Greg Jones Ellis gives great physical comedy as the Monsignor. Solid and demure at the beginning, he becomes a flashy DJ as the music entrances him, dancing out into the aisles after introducing the choir.
Josh Mooney plays Eddie, Deloris’ cop friend, with a shy, innocent demeanor. Always carrying a handkerchief from a childhood nickname, he charmingly stumbles in protecting Deloris. In “I Could Be That Guy,” while dancing like John Travolta and Elvis Presley, he sings of his desire to be the smooth-talking tough guy who always gets the girl. There’s a touching moment towards the end when he and Deloris grow closer, with him affectionately stroking her hand.
April Joy Vester has done a wonderful job as Set Designer, creating a simple but effective set. Five panels resembling stained glass take up the stage, with brick walling on the other side to represent a nightclub, bar, or bedroom.
Kaitlyn M. Peacock has done great work as Lighting Designer. The lights help set the mood, making the comic scenes lighter and the serious ones more intense.
Lin Whetzel works well as costumer. The nuns’ habits all look appropriately religious. Deloris’ club outfit is a sparkly beige dress, with big purple boots and a handbag. Both the Monsignor and Mary Lazarus wear cool sunglasses at one point. Eddie has two creative costume changes during his number.

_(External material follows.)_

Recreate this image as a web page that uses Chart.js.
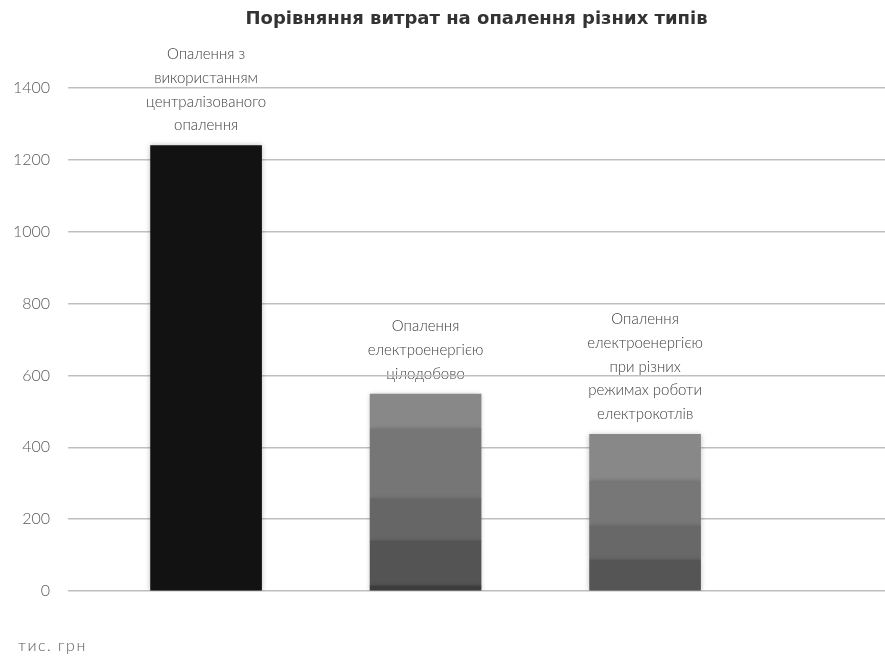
<!DOCTYPE html>
<html>
<head>
<meta charset="utf-8">
<script src="https://cdn.jsdelivr.net/npm/chart.js@4.4.1/dist/chart.umd.min.js"></script>
<style>
  html, body { margin: 0; padding: 0; background: #ffffff; }
  #wrap { width: 885px; height: 657px; position: relative; }
</style>
</head>
<body>
<div id="wrap"><canvas id="c"></canvas></div>
<script>
// ---- data ----
const chartTitle = 'Порівняння витрат на опалення різних типів';
const unitLabel = 'тис. грн';
const categories = [
  ['Опалення з', 'використанням', 'централізованого', 'опалення'],
  ['Опалення', 'електроенергією', 'цілодобово'],
  ['Опалення', 'електроенергією', 'при різних', 'режимах роботи', 'електрокотлів']
];
// stacked segments, from bottom to top, per category
const segCentral = [1240];
const segAllDay = [14, 125, 117, 195, 97];
const segModes = [86, 93, 125, 132];
const yTicks = [0, 200, 400, 600, 800, 1000, 1200, 1400];

// ---- styles ----
const colCentral = ['#121212'];
const colAllDay = ['#3c3c3c', '#545454', '#666666', '#767676', '#888888'];
const colModes = ['#555555', '#686868', '#777777', '#888888'];

const segs = [segCentral, segAllDay, segModes];
const cols = [colCentral, colAllDay, colModes];
const nSeg = Math.max(...segs.map(s => s.length));
const datasets = [];
for (let j = 0; j < nSeg; j++) {
  datasets.push({
    data: categories.map((c, i) => ({ x: i + 1, y: segs[i][j] !== undefined ? segs[i][j] : null })),
    backgroundColor: categories.map((c, i) => cols[i][j] || '#888888'),
    borderWidth: 0,
    barThickness: 111,
    stack: 's'
  });
}

const FONT = "'Lato', 'Open Sans', 'DejaVu Sans', sans-serif";

const labelPlugin = {
  id: 'labels',
  beforeDraw(chart) {
    const ctx = chart.ctx;
    const area = chart.chartArea;
    ctx.save();
    ctx.fillStyle = '#ffffff';
    ctx.fillRect(0, 0, chart.width, chart.height);
    // title
    ctx.fillStyle = '#333333';
    ctx.font = "bold 18px 'DejaVu Sans', sans-serif";
    ctx.textAlign = 'center';
    ctx.textBaseline = 'middle';
    ctx.fillText(chartTitle, (area.left + area.right) / 2, 19);
    // unit
    ctx.font = "300 16px " + FONT;
    ctx.fillStyle = '#595959';
    ctx.textAlign = 'left';
    if ('letterSpacing' in ctx) ctx.letterSpacing = '1.5px';
    ctx.fillText(unitLabel, 18, 646);
    if ('letterSpacing' in ctx) ctx.letterSpacing = '0px';
    // category labels above stacks
    const ys = chart.scales.y, xs = chart.scales.x;
    ctx.textAlign = 'center';
    ctx.fillStyle = '#404040';
    ctx.font = "300 15px " + FONT;
    categories.forEach((lines, i) => {
      const total = segs[i].reduce((a, b) => a + b, 0);
      const top = ys.getPixelForValue(total);
      const cx = xs.getPixelForValue(i + 1);
      const lh = 23.8;
      lines.forEach((ln, k) => {
        const y = top - 20 - (lines.length - 1 - k) * lh;
        ctx.fillText(ln, cx, y);
      });
    });
    ctx.restore();
  },
  beforeDatasetsDraw(chart) {
    const ctx = chart.ctx;
    ctx.save();
    ctx.shadowColor = 'rgba(0,0,0,0.25)';
    ctx.shadowBlur = 5;
    ctx.shadowOffsetX = 0;
    ctx.shadowOffsetY = 0;
  },
  afterDatasetsDraw(chart) {
    chart.ctx.restore();
  }
};

new Chart(document.getElementById('c'), {
  type: 'bar',
  data: { datasets },
  options: {
    responsive: true,
    maintainAspectRatio: false,
    animation: false,
    layout: { padding: { top: 88, bottom: 66, left: 0, right: 0 } },
    plugins: { legend: { display: false }, tooltip: { enabled: false }, title: { display: false } },
    scales: {
      x: {
        type: 'linear',
        min: 0.371,
        max: 4.093,
        stacked: true,
        display: false,
        offset: false
      },
      y: {
        stacked: true,
        min: 0,
        max: 1400,
        afterBuildTicks(axis) { axis.ticks = yTicks.map(v => ({ value: v })); },
        afterFit(axis) { axis.width = 68; },
        border: { display: false },
        grid: { color: '#bfbfbf', lineWidth: 1.5, drawTicks: false },
        ticks: {
          color: '#595959',
          font: { family: FONT, size: 16, weight: '300' },
          padding: 18,
          callback: v => String(v)
        }
      }
    }
  },
  plugins: [labelPlugin]
});
</script>
</body>
</html>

Paige Rammelkamp as Music Director and Clare Shaffer as Director have done excellent work. The actors move around the stage easily and naturally, and sing with joy and energy. They work well with the musicians behind the stage, lyrics and music blending together harmoniously. Everything comes together for an enchanting evening of musical comedy under the stars that will have you clapping along in the end.
Running Time: 2 hours and 45 minutes, with a 15-minute intermission.